Long gone are the days when searching for a job included sitting down with pencil and a newspaper, scouring the help wanted ads.
But 2017 offers a host of different options for job-hunters: LinkedIn, Indeed and Monster to name a few. Understandably, many ask which of the varied platforms is most worthy of their time, but maybe the better question is: What do you have to offer?
"If you go back to a few years ago when I looked for a job, it was very...simple," Robert Walters, CEO of an eponymous recruitment firm, told CNBC. "There were about five or six categories. And now you're faced with a multitude of different job titles."
Speaking with CNBC's "Street Signs" about his company's 2017 global salary survey, Walters said the key takeaway was that there are many jobs out there as long as people have the right skills.
"The big driver, of course, on all areas is technology," Walters said. "So tech skills are relevant to anything from marketing through to pure technology, project management, banking compliance."

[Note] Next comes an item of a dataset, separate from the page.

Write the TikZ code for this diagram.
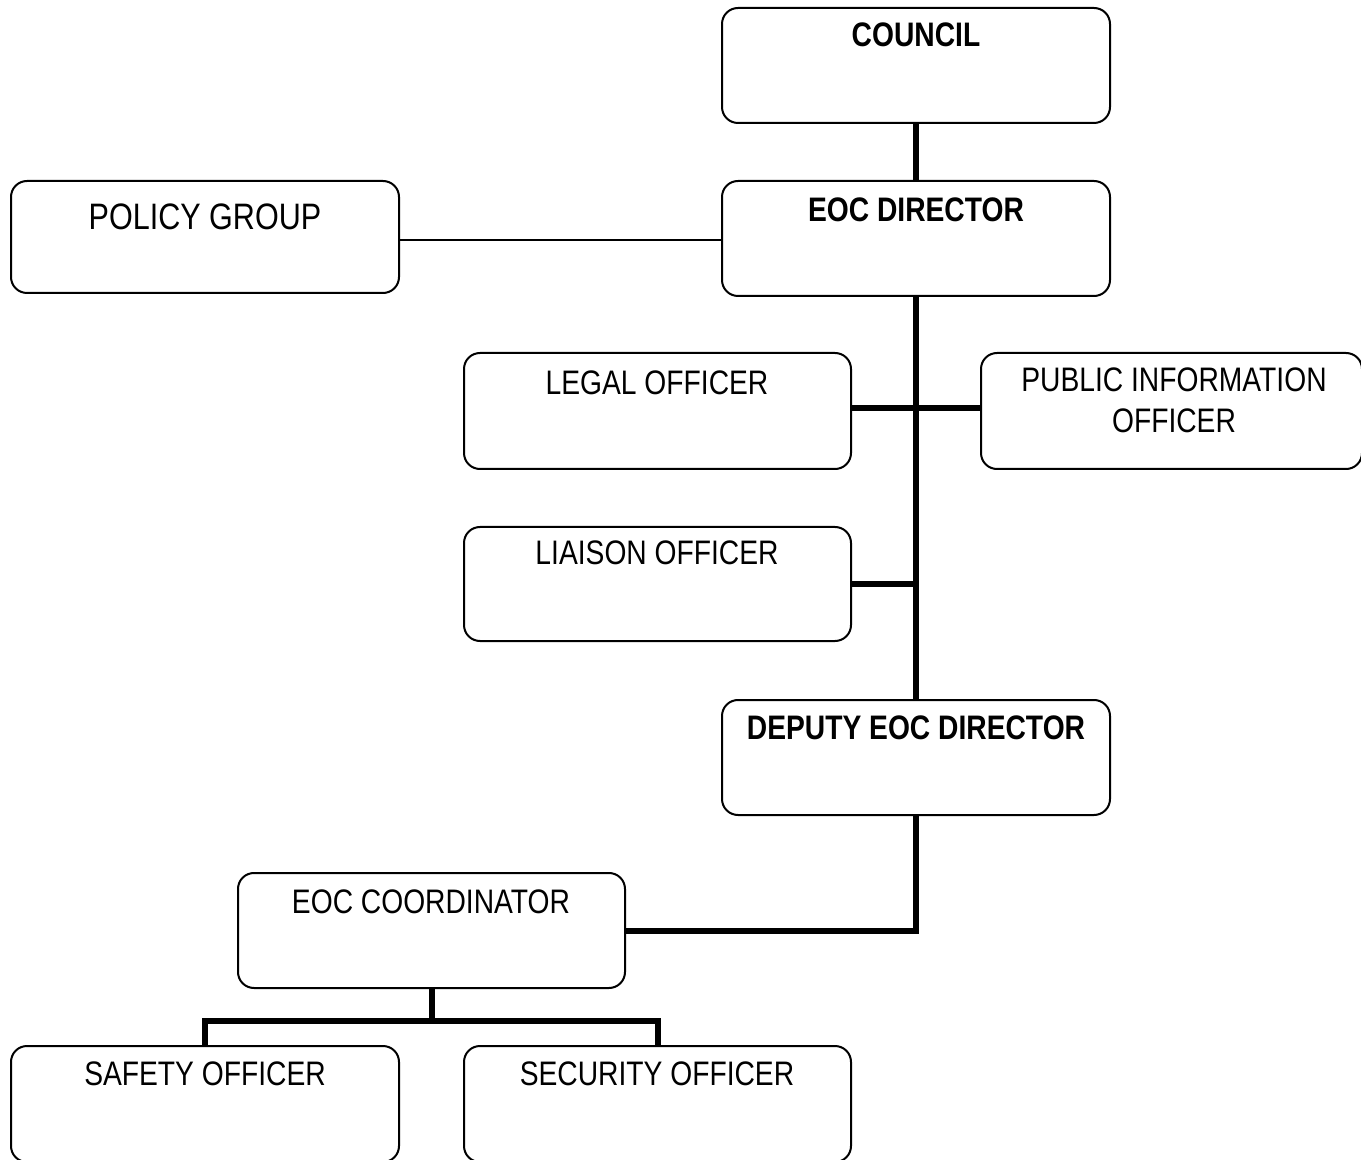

Perhaps unsurprising to some, the survey found that there's high demand for people with skills in big data, cloud computing, cyber security and financial technologies. Specialists in these areas can command substantial pay bumps when switching jobs or returning home. And for the bankers out there, demand was high for legal, risk and compliance experts.
That supports evidence gathered by Expatfinder.com, which showed employers in Asia are hunting for talent in finance and tech, with talent shortages in finance being the highest in Hong Kong. For tech, it's Mumbai.
People looking for jobs can spend months, even years chasing the right position — or any position. Some go after the companies that will let them work from home. Others hold out for well-paid, in-demand jobs. And the lucky ones who do manage to get a call back sometimes have to navigate the weird and wonderful world of job interviews.
Still, others who have jobs aren't necessarily holding on to them. Job switching in Japan climbed to a seven-year high in 2016 as a tight labor market helped people make mid-career moves.
According to the Robert Walters survey, workers in the United Kingdom aren't feeling loyal to their current companies. About 94 percent admitted they are open to solicitation for a new job, even if they're not actively looking. In New Zealand, 61 percent of professionals surveyed said they'll be looking to move jobs in the next 12 months. Next door in Australia, 56 percent are looking to jump ship in the next 21 months. Professionals hoping to move onward and upwards in Thailand and Vietnam said they expected to earn anywhere from 10 percent to 25 percent more in their new jobs.
"IT professionals with niche skill sets and good business acumen will be in a strong position to negotiate higher salaries and choose between multiple job offers," the survey report said.
But with robots on the rise, can the outlook for the highly-skilled employment market remain rosy? You have Softbank CEO Masayoshi Son predicting robots will outnumber humans within 30 years, and other tech CEOs are saying governments may have to consider paying their citizens a basic income as artificial intelligence threatens more jobs.
"I think you're seeing some extraordinary changes going on in manufacturing, and once again it's driven by technology," Walters said. "It's only going to accelerate in terms of pace and change."
But Walters seemed just as concerned about the positions that aren't getting filled because of either a lack of skills or immigration policies.
"I was in our San Francisco office the other day and talking to people in product development there. It's just, there's nobody around to do the work," he said.
"The great irony is if you look at somewhere like San Francisco, where you have Stanford University, you have a lot of Asian and European students studying there. And because of the lack of work permits, they get kicked out," Walters explained. "So you've got this incredible skill shortage in certain pockets around the world, San Fran being one. And of course the salaries being commanded by those few people who can do it well is off the scale."